DIRECTIVE: Would you print the records below from the first line through the line containing "labelcolor=TXT, labelsize=14, pad=10)", skipping the pictures?

DATA PROVIDED:

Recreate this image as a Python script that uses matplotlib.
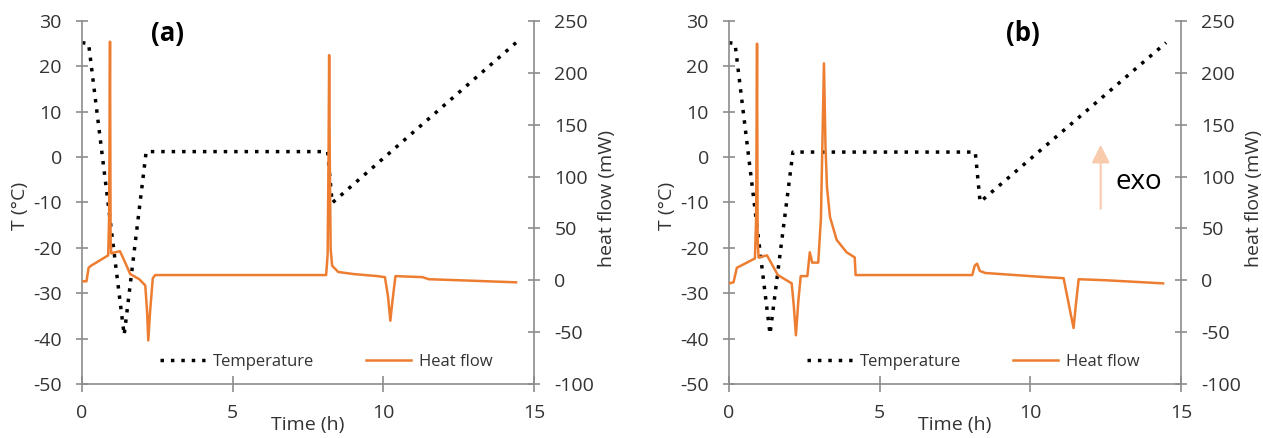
import numpy as np
import matplotlib
matplotlib.use("Agg")
import matplotlib.pyplot as plt

plt.rcParams['font.family'] = ['Open Sans', 'DejaVu Sans']
plt.rcParams['axes.unicode_minus'] = False

# region data
# panel (a)
temp_t_a = [0.0, 0.22, 1.40, 2.13, 8.15, 8.30, 14.40]
temp_a = [25.2, 25.0, -39.2, 1.2, 1.2, -10.1, 25.2]
heat_t_a = [0.0, 0.15, 0.22, 0.30, 0.87, 0.90, 0.93, 0.95, 0.97, 1.26, 1.45, 1.60, 1.90,
            2.10, 2.16, 2.20, 2.26, 2.35, 2.43, 8.10, 8.15, 8.18, 8.20, 8.22, 8.25, 8.30,
            8.50, 9.00, 9.80, 10.05, 10.15, 10.23, 10.30, 10.40, 11.30, 11.50, 12.50, 14.40]
heat_a = [-1, -1, 12, 14, 24, 60, 230, 40, 26, 28, 16, 6, 1,
          -5, -30, -58, -30, 2, 5, 5, 25, 120, 217, 120, 30, 14,
          8, 6, 4, 3, -15, -39, -20, 4, 3, 1, 0, -2]

# panel (b)
temp_t_b = [0.0, 0.20, 1.36, 2.12, 8.17, 8.33, 14.50]
temp_b = [25.2, 25.0, -39.0, 1.1, 1.1, -9.9, 25.2]
heat_t_b = [0.0, 0.15, 0.26, 0.86, 0.90, 0.93, 0.95, 0.98, 1.26, 1.45, 1.62, 2.08,
            2.15, 2.22, 2.30, 2.38, 2.60, 2.68, 2.76, 2.96, 3.05, 3.15, 3.20, 3.25,
            3.35, 3.57, 3.90, 4.17, 4.20, 8.07, 8.15, 8.23, 8.32, 8.50, 9.50, 10.50,
            11.10, 11.25, 11.43, 11.52, 11.60, 12.50, 14.40]
heat_b = [-3, -2, 12, 21, 60, 228, 40, 22, 24, 14, 5, -3,
          -25, -53, -20, 4, 4, 27, 17, 17, 60, 209, 130, 90,
          61, 39, 27, 22, 5, 5, 14, 16, 9, 7, 5, 3,
          2, -20, -46, -20, 1, 0, -3]

x_ticks = [0, 5, 10, 15]
t_ticks = list(range(-50, 31, 10))
h_ticks = list(range(-100, 251, 50))
# endregion

ORANGE = '#ED7D31'
GREY = '#8C8C8C'
TXT = '#333333'


def style_axis(ax, side):
    for s in ['top', 'right', 'left', 'bottom']:
        ax.spines[s].set_visible(False)
    ax.spines[side].set_visible(True)
    ax.spines[side].set_color(GREY)
    ax.spines[side].set_linewidth(1.2)
    ax.tick_params(axis='both', direction='inout', length=9, width=1.2, color=GREY,
                   labelcolor=TXT, labelsize=14, pad=10)


def panel(ax, tt, temp, ht, heat, tag, tag_x):
    ax.set_xlim(0, 15)
    ax.set_ylim(-50, 30)
    ax.set_xticks(x_ticks)
    ax.set_yticks(t_ticks)
    style_axis(ax, 'left')
    ax.spines['bottom'].set_visible(True)
    ax.spines['bottom'].set_color(GREY)
    ax.spines['bottom'].set_linewidth(1.2)
    ax.tick_params(axis='x', length=11, pad=9)
    l1, = ax.plot(tt, temp, color='black', linestyle=(0, (1.0, 2.0)), linewidth=2.5,
                  label='Temperature')
    ax.set_xlabel('Time (h)', fontsize=14, color=TXT)
    ax.xaxis.set_label_coords(0.5, -0.088)
    ax.set_ylabel('T (°C)', fontsize=14, color=TXT)
    ax.yaxis.set_label_coords(-0.118, 0.49)

    ax2 = ax.twinx()
    ax2.set_ylim(-100, 250)
    ax2.set_yticks(h_ticks)
    style_axis(ax2, 'right')
    l2, = ax2.plot(ht, heat, color=ORANGE, linewidth=1.8, label='Heat flow')
    ax2.set_ylabel('heat flow (mW)', fontsize=14, color=TXT)
    ax2.yaxis.set_label_coords(1.142, 0.51)

    ax2.legend(handles=[l1, l2], loc='center', bbox_to_anchor=(0.54, 0.06), ncol=2,
               frameon=False, fontsize=12, handlelength=2.7, handletextpad=0.5,
               columnspacing=3.1, labelcolor=TXT)
    ax.text(tag_x, 0.965, tag, transform=ax.transAxes, fontsize=18.5, fontweight='bold',
            ha='center', va='center', color='black')
    return ax2


fig = plt.figure(figsize=(12.63, 4.38), dpi=100)
ax_a = fig.add_axes([0.0649, 0.1233, 0.358, 0.829])
ax_b = fig.add_axes([0.5772, 0.1233, 0.358, 0.829])

panel(ax_a, temp_t_a, temp_a, heat_t_a, heat_a, '(a)', 0.19)
panel(ax_b, temp_t_b, temp_b, heat_t_b, heat_b, '(b)', 0.65)

# exo arrow in panel (b)
ax_b.annotate('', xy=(12.33, 2.7), xytext=(12.33, -11.4),
              arrowprops=dict(arrowstyle='-|>,head_width=0.55,head_length=1.1',
                              mutation_scale=10, color='#F8CBAD', lw=1.5,
                              shrinkA=0, shrinkB=0))
ax_b.text(12.82, -5.5, 'exo', fontsize=20, color='black', va='center', ha='left')

fig.savefig('out.png', dpi=100)
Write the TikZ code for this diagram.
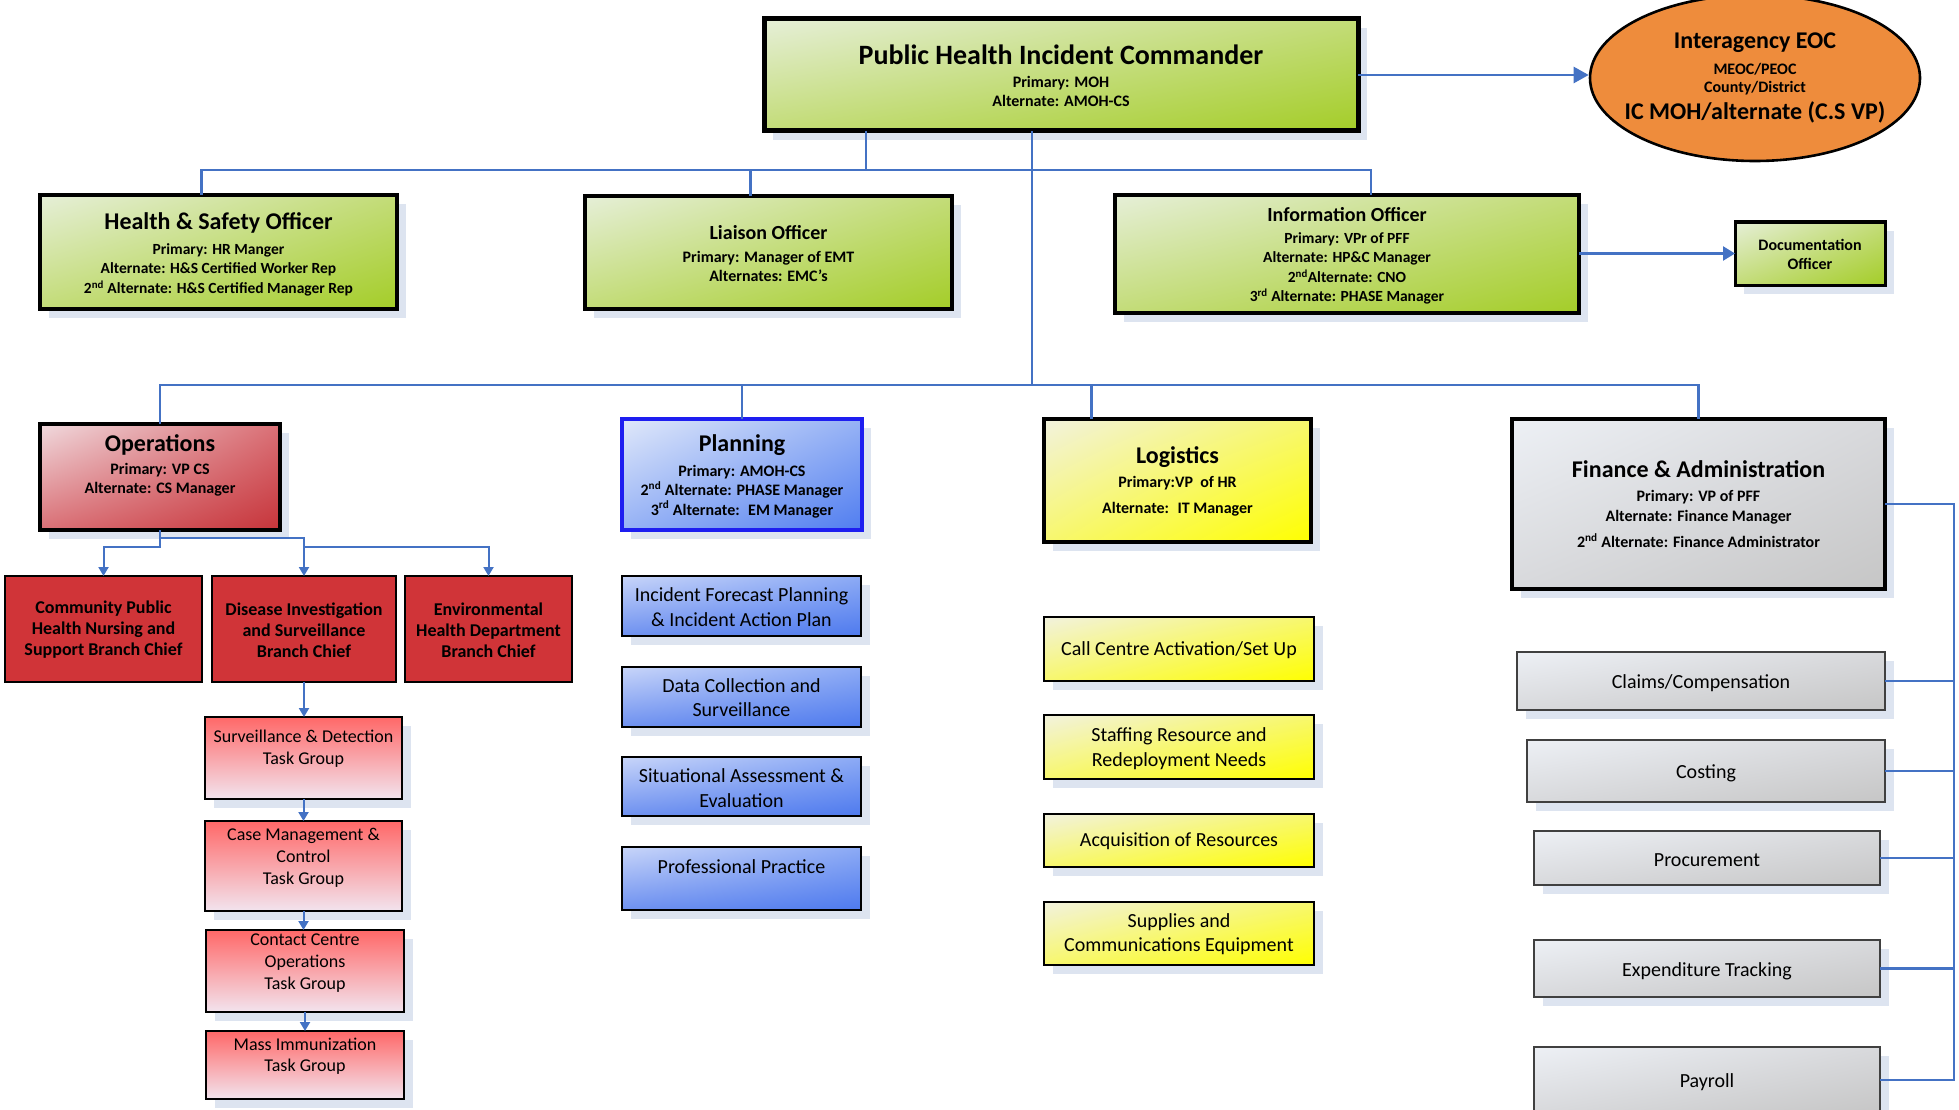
\documentclass[tikz,border=0pt]{standalone}
\usepackage{fontspec}
\setmainfont{Carlito}
\usetikzlibrary{shadows,shadings,arrows.meta,shapes.geometric}
\definecolor{gLight}{RGB}{230,239,216}
\definecolor{gMid}{RGB}{195,220,120}
\definecolor{gDark}{RGB}{164,205,40}
\definecolor{rLight}{RGB}{240,218,222}
\definecolor{rMid}{RGB}{218,112,118}
\definecolor{rDark}{RGB}{198,52,58}
\definecolor{rSolid}{RGB}{208,52,56}
\definecolor{tTop}{RGB}{255,104,104}
\definecolor{tBot}{RGB}{242,228,238}
\definecolor{bLight}{RGB}{224,232,250}
\definecolor{bMid}{RGB}{150,178,245}
\definecolor{bDark}{RGB}{80,125,240}
\definecolor{bBorder}{RGB}{30,30,240}
\definecolor{kUL}{RGB}{200,213,249}
\definecolor{kUR}{RGB}{140,170,245}
\definecolor{kLL}{RGB}{110,145,240}
\definecolor{kLR}{RGB}{78,122,238}
\definecolor{yLight}{RGB}{242,242,222}
\definecolor{yMid}{RGB}{247,247,110}
\definecolor{yDark}{RGB}{255,255,0}
\definecolor{grLight}{RGB}{237,240,245}
\definecolor{grMid}{RGB}{216,217,220}
\definecolor{grDark}{RGB}{198,198,198}
\definecolor{orangeE}{RGB}{238,140,60}
\definecolor{connc}{RGB}{68,114,196}
\definecolor{shadowc}{RGB}{221,228,240}
\newcommand{\mytitle}[2]{{\fontsize{#1}{#1}\selectfont\bfseries #2}}
\newcommand{\sups}[1]{\textsuperscript{#1}}
\begin{document}
\begin{tikzpicture}[x=1pt,y=-1pt,
  box/.style={rectangle, draw=black, inner sep=0pt, outer sep=0pt},
  shad/.style={copy shadow={fill=shadowc, draw=none, shadow xshift=9pt, shadow yshift=-9pt}},
  gbox/.style={box, shad, line width=3.5pt, upper left=gLight, upper right=gMid, lower left=gMid, lower right=gDark},
  opsbox/.style={box, shad, line width=3.5pt, upper left=rLight, upper right=rMid, lower left=rMid, lower right=rDark},
  redbox/.style={box, line width=2pt, fill=rSolid},
  taskbox/.style={box, shad, line width=2pt, top color=tTop, bottom color=tBot},
  planbox/.style={box, shad, draw=bBorder, line width=3.5pt, upper left=bLight, upper right=bMid, lower left=bMid, lower right=bDark},
  kidbox/.style={box, shad, line width=2pt, upper left=kUL, upper right=kUR, lower left=kLL, lower right=kLR},
  logbox/.style={box, shad, line width=3.5pt, upper left=yLight, upper right=yMid, lower left=yMid, lower right=yDark},
  ykid/.style={box, shad, line width=2pt, upper left=yLight, upper right=yMid, lower left=yMid, lower right=yDark},
  finbox/.style={box, shad, line width=3.5pt, upper left=grLight, upper right=grMid, lower left=grMid, lower right=grDark},
  gkid/.style={box, shad, draw=black!75, line width=2pt, upper left=grLight, upper right=grMid, lower left=grMid, lower right=grDark},
  txt/.style={align=center, inner sep=0pt},
  conn/.style={draw=connc, line width=2.4pt},
  conn2/.style={draw=connc, line width=2pt, -{Triangle[width=10pt,length=9pt]}},
  bigarr/.style={draw=connc, line width=2.4pt, -{Triangle[width=16pt,length=15pt]}}
]
\fill[white] (0,0) rectangle (1959,1110);
\useasboundingbox (0,0) rectangle (1959,1110);

% ---------- top ----------
\node[gbox, line width=5pt, minimum width=594pt, minimum height=112pt] (phic) at (1061,75) {};
\node[txt, font=\fontsize{16}{19}\selectfont\bfseries] (phict) at (1061,76) {\mytitle{28}{Public Health Incident Commander}\\[4pt]Primary: MOH\\Alternate: AMOH-CS};

\node[ellipse, draw=black, line width=2.6pt, fill=orangeE, minimum width=330pt, minimum height=166pt, inner sep=0pt] (eoc) at (1755,78) {};
\node[txt, font=\fontsize{16}{18}\selectfont\bfseries] (eoct) at (1755,78) {\mytitle{24}{Interagency EOC}\\[8pt]MEOC/PEOC\\County/District\\[6pt]\mytitle{24}{IC MOH/alternate (C.S VP)}};

\node[gbox, minimum width=357pt, minimum height=114pt] (hs) at (218.5,252) {};
\node[txt, font=\fontsize{15.5}{19.5}\selectfont\bfseries] (hst) at (218.5,254.5) {\mytitle{24}{Health \& Safety Officer}\\[5pt]Primary: HR Manger\\Alternate: H\&S Certified Worker Rep\\2\sups{nd} Alternate: H\&S Certified Manager Rep};

\node[gbox, minimum width=367pt, minimum height=113pt] (lia) at (768.5,252.5) {};
\node[txt, font=\fontsize{16}{19}\selectfont\bfseries] (liat) at (768.5,253.5) {\mytitle{20}{Liaison Officer}\\[4pt]Primary: Manager of EMT\\Alternates: EMC’s};

\node[gbox, minimum width=464pt, minimum height=118pt] (info) at (1347,254) {};
\node[txt, font=\fontsize{15.5}{19.5}\selectfont\bfseries] (infot) at (1347,256) {\mytitle{20}{Information Officer}\\[2.5pt]Primary: VPr of PFF\\Alternate: HP\&C Manager\\2\sups{nd}Alternate: CNO\\3\sups{rd} Alternate: PHASE Manager};

\node[gbox, line width=3pt, minimum width=150pt, minimum height=63pt] (doc) at (1810,253.5) {};
\node[txt, font=\fontsize{16}{19}\selectfont\bfseries] (doct) at (1810,254.5) {Documentation\\Officer};

% ---------- top connectors ----------
\draw[bigarr] (phic.east) -- (phic.east -| eoc.west);
\coordinate (j1) at (866,170);
\coordinate (j2) at (1032,385);
\draw[conn] (phic.south -| j1) -- (j1);
\draw[conn] ([xshift=-17pt]hs.north) |- (j1) -| ([xshift=24pt]info.north);
\draw[conn] ([xshift=-18pt]lia.north) -- ([xshift=-18pt]lia.north |- j1);
\draw[conn, -{Triangle[width=14pt,length=12pt]}] (info.east |- doc.west) -- (doc.west);
\draw[conn] (phic.south -| j2) -- (j2);

% ---------- operations ----------
\node[opsbox, minimum width=240pt, minimum height=106pt] (ops) at (160,477) {};
\node[txt, font=\fontsize{16}{19}\selectfont\bfseries] (opst) at (160,465) {\mytitle{24}{Operations}\\[4pt]Primary: VP CS\\Alternate: CS Manager};

\node[redbox, minimum width=197pt, minimum height=106pt] (com) at (103.5,629) {};
\node[txt, font=\fontsize{18}{21}\selectfont\bfseries] (comt) at (103.5,630) {Community Public\\Health Nursing and\\Support Branch Chief};
\node[redbox, minimum width=184pt, minimum height=106pt] (dis) at (304,629) {};
\node[txt, font=\fontsize{18}{21}\selectfont\bfseries] (dist) at (304,630) {Disease Investigation\\and Surveillance\\Branch Chief};
\node[redbox, minimum width=167pt, minimum height=106pt] (env) at (488.5,629) {};
\node[txt, font=\fontsize{18}{21}\selectfont\bfseries] (envt) at (488.5,630) {Environmental\\Health Department\\Branch Chief};

\node[taskbox, minimum width=197pt, minimum height=82pt] (surv) at (303.5,758) {};
\node[txt, font=\fontsize{18}{22}\selectfont] (survt) at (303.5,749) {Surveillance \& Detection\\Task Group};
\node[taskbox, minimum width=197pt, minimum height=90pt] (case) at (303.5,866) {};
\node[txt, font=\fontsize{18}{22}\selectfont] (caset) at (303.5,858) {Case Management \&\\Control\\Task Group};
\node[taskbox, minimum width=198pt, minimum height=82pt] (cont) at (305,971) {};
\node[txt, font=\fontsize{18}{22}\selectfont] (contt) at (305,963) {Contact Centre\\Operations\\Task Group};
\node[taskbox, minimum width=198pt, minimum height=68pt] (mass) at (305,1065) {};
\node[txt, font=\fontsize{18}{21}\selectfont] (masst) at (305,1056.5) {Mass Immunization\\Task Group};

\coordinate (oy1) at (160,538);
\coordinate (oy2) at (160,547);
\draw[conn2] (ops.south) -- (oy2) -| (com.north);
\draw[conn2] (ops.south) |- (dis.north |- oy1) -- (dis.north);
\draw[conn2] (dis.north |- oy2) -| (env.north);
\draw[conn2] (dis.south) -- (dis.south |- surv.north);
\draw[conn2] (surv.south) -- (surv.south |- case.north);
\draw[conn2] (case.south) -- (case.south |- cont.north);
\draw[conn2] (cont.south) -- (cont.south |- mass.north);

% ---------- planning ----------
\node[planbox, minimum width=240pt, minimum height=111pt] (plan) at (742,474.5) {};
\node[txt, font=\fontsize{16}{19.5}\selectfont\bfseries] (plant) at (742,476) {\mytitle{24}{Planning}\\[5.5pt]Primary: AMOH-CS\\2\sups{nd} Alternate: PHASE Manager\\3\sups{rd} Alternate:~ EM Manager};

\node[kidbox, minimum width=239pt, minimum height=60pt] (ifp) at (741.5,606) {};
\node[txt, font=\fontsize{20}{25}\selectfont] (ifpt) at (741.5,607.5) {Incident Forecast Planning\\\& Incident Action Plan};
\node[kidbox, minimum width=239pt, minimum height=60pt] (dcs) at (741.5,697) {};
\node[txt, font=\fontsize{20}{24}\selectfont] (dcst) at (741.5,698) {Data Collection and\\Surveillance};
\node[kidbox, minimum width=239pt, minimum height=59pt] (sae) at (741.5,786.5) {};
\node[txt, font=\fontsize{20}{25}\selectfont] (saet) at (741.5,788.5) {Situational Assessment \&\\Evaluation};
\node[kidbox, minimum width=239pt, minimum height=63pt] (pp) at (741.5,878.5) {};
\node[txt, font=\fontsize{20}{24}\selectfont] (ppt) at (741.5,867) {Professional Practice};

% ---------- logistics ----------
\node[logbox, minimum width=267pt, minimum height=123pt] (log) at (1177.5,480.5) {};
\node[txt, font=\fontsize{16}{19}\selectfont\bfseries] (logt) at (1177.5,481) {\mytitle{24}{Logistics}\\[5pt]Primary:VP~ of HR\\[7pt]Alternate:~ IT Manager};

\node[ykid, minimum width=270pt, minimum height=64pt] (cc) at (1179,649) {};
\node[txt, font=\fontsize{20}{25}\selectfont] (cct) at (1179,650) {Call Centre Activation/Set Up};
\node[ykid, minimum width=270pt, minimum height=64pt] (staff) at (1179,747) {};
\node[txt, font=\fontsize{20}{25}\selectfont] (stafft) at (1179,748.5) {Staffing Resource and\\Redeployment Needs};
\node[ykid, minimum width=270pt, minimum height=53pt] (acq) at (1179,840.5) {};
\node[txt, font=\fontsize{20}{25}\selectfont] (acqt) at (1179,841.5) {Acquisition of Resources};
\node[ykid, minimum width=270pt, minimum height=63pt] (sup) at (1179,933.5) {};
\node[txt, font=\fontsize{20}{24}\selectfont] (supt) at (1179,934.5) {Supplies and\\Communications Equipment};

% ---------- finance ----------
\node[finbox, minimum width=373pt, minimum height=170pt] (fin) at (1698.5,504) {};
\node[txt, font=\fontsize{16}{20}\selectfont\bfseries] (fint) at (1698.5,504) {\mytitle{24}{Finance \& Administration}\\[4pt]Primary: VP of PFF\\Alternate: Finance Manager\\[6pt]2\sups{nd} Alternate: Finance Administrator};

\node[gkid, minimum width=368pt, minimum height=58pt] (claims) at (1701,681) {};
\node[txt, font=\fontsize{20}{24}\selectfont] (claimst) at (1701,683) {Claims/Compensation};
\node[gkid, minimum width=358pt, minimum height=62pt] (cost) at (1706,771) {};
\node[txt, font=\fontsize{20}{24}\selectfont] (costt) at (1706,773) {Costing};
\node[gkid, minimum width=346pt, minimum height=54pt] (proc) at (1707,858) {};
\node[txt, font=\fontsize{20}{24}\selectfont] (proct) at (1707,860) {Procurement};
\node[gkid, minimum width=346pt, minimum height=57pt] (exp) at (1707,968.5) {};
\node[txt, font=\fontsize{20}{24}\selectfont] (expt) at (1707,971) {Expenditure Tracking};
\node[gkid, minimum width=346pt, minimum height=66pt] (pay) at (1707,1080) {};
\node[txt, font=\fontsize{20}{24}\selectfont] (payt) at (1707,1082) {Payroll};

% ---------- section connectors ----------
\draw[conn] (ops.north) |- (j2) -| (fin.north);
\draw[conn] (plan.north) -- (plan.north |- j2);
\draw[conn] ([xshift=-86pt]log.north) -- ([xshift=-86pt]log.north |- j2);

\coordinate (fb) at (1954,504);
\draw[conn] (fin.east) -- (fb) -- (fb |- pay.east) -- (pay.east);
\foreach \n in {claims,cost,proc,exp} \draw[conn] (\n.east) -- (\n.east -| fb);
\end{tikzpicture}
\end{document}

FINAL ANSWER:
Recreate this image as a Python script that uses matplotlib.
import numpy as np
import matplotlib
matplotlib.use("Agg")
import matplotlib.pyplot as plt

plt.rcParams['font.family'] = ['Open Sans', 'DejaVu Sans']
plt.rcParams['axes.unicode_minus'] = False

# region data
# panel (a)
temp_t_a = [0.0, 0.22, 1.40, 2.13, 8.15, 8.30, 14.40]
temp_a = [25.2, 25.0, -39.2, 1.2, 1.2, -10.1, 25.2]
heat_t_a = [0.0, 0.15, 0.22, 0.30, 0.87, 0.90, 0.93, 0.95, 0.97, 1.26, 1.45, 1.60, 1.90,
            2.10, 2.16, 2.20, 2.26, 2.35, 2.43, 8.10, 8.15, 8.18, 8.20, 8.22, 8.25, 8.30,
            8.50, 9.00, 9.80, 10.05, 10.15, 10.23, 10.30, 10.40, 11.30, 11.50, 12.50, 14.40]
heat_a = [-1, -1, 12, 14, 24, 60, 230, 40, 26, 28, 16, 6, 1,
          -5, -30, -58, -30, 2, 5, 5, 25, 120, 217, 120, 30, 14,
          8, 6, 4, 3, -15, -39, -20, 4, 3, 1, 0, -2]

# panel (b)
temp_t_b = [0.0, 0.20, 1.36, 2.12, 8.17, 8.33, 14.50]
temp_b = [25.2, 25.0, -39.0, 1.1, 1.1, -9.9, 25.2]
heat_t_b = [0.0, 0.15, 0.26, 0.86, 0.90, 0.93, 0.95, 0.98, 1.26, 1.45, 1.62, 2.08,
            2.15, 2.22, 2.30, 2.38, 2.60, 2.68, 2.76, 2.96, 3.05, 3.15, 3.20, 3.25,
            3.35, 3.57, 3.90, 4.17, 4.20, 8.07, 8.15, 8.23, 8.32, 8.50, 9.50, 10.50,
            11.10, 11.25, 11.43, 11.52, 11.60, 12.50, 14.40]
heat_b = [-3, -2, 12, 21, 60, 228, 40, 22, 24, 14, 5, -3,
          -25, -53, -20, 4, 4, 27, 17, 17, 60, 209, 130, 90,
          61, 39, 27, 22, 5, 5, 14, 16, 9, 7, 5, 3,
          2, -20, -46, -20, 1, 0, -3]

x_ticks = [0, 5, 10, 15]
t_ticks = list(range(-50, 31, 10))
h_ticks = list(range(-100, 251, 50))
# endregion

ORANGE = '#ED7D31'
GREY = '#8C8C8C'
TXT = '#333333'


def style_axis(ax, side):
    for s in ['top', 'right', 'left', 'bottom']:
        ax.spines[s].set_visible(False)
    ax.spines[side].set_visible(True)
    ax.spines[side].set_color(GREY)
    ax.spines[side].set_linewidth(1.2)
    ax.tick_params(axis='both', direction='inout', length=9, width=1.2, color=GREY,
                   labelcolor=TXT, labelsize=14, pad=10)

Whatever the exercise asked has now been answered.